Note 323: One of the most important examples of this is the case of the conflicts between the
English monarch and the feudal lords during the Middle Ages, which resulted in the promulgation of the Magna Carta by King
John in 1215. Therein lies the important disposition that people can only be judged by their peers, basis of the modern
institution of the jury.
Note 324: Document subscribed by the members of the English parliament as the successful culmination of their long conflict with the king.
Note 325: The word was replaced during the 17th century by the expression, still in use today, “equal protection of the law.”

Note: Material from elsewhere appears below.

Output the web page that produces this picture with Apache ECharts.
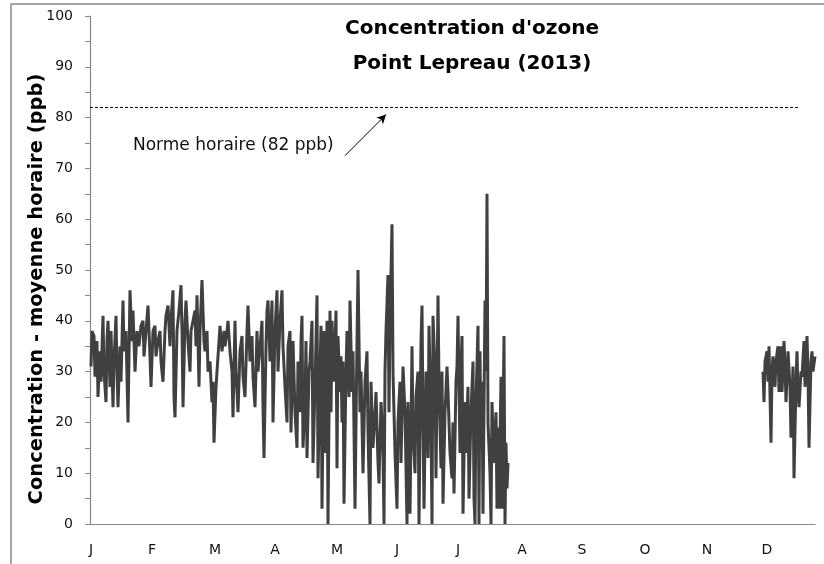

Note 326: Document approved on August 26, 1789 by the National Constituent Assembly, during the French Revolution. A few days before, the night of August 4, its members –priests, noblemen and bourgeoises– had relinquished all their privileges. A few years later, an era of terror and dictatorship was to begin during which the incipient first French Republic would founder, being finally replaced by Napoleon Bonaparte's Empire. The declaration survived as a distinguished piece of the ideal aspirations of humankind.
Note 327: See this chapter, THE FRENCH REVOLUTION AND THE BRITISH CONSERVATIVE LIBERTARIANISM.
Note 328: See Chapter 1, THE ACCUMULATION OF DESIGN.
Note 329: Burke distinguishes himself especially by his combat in favor of a fairer treatment of the habitants of the American colonies and his denunciations against the maltreatment of the population of India by the British companies.
Note 330: Deontological ethics (from Greek deon, meaning 'duty') is the approach to ethics that grounds it on the personal sense of duty, in contraposition to the consequences, good or bad, of the particular action.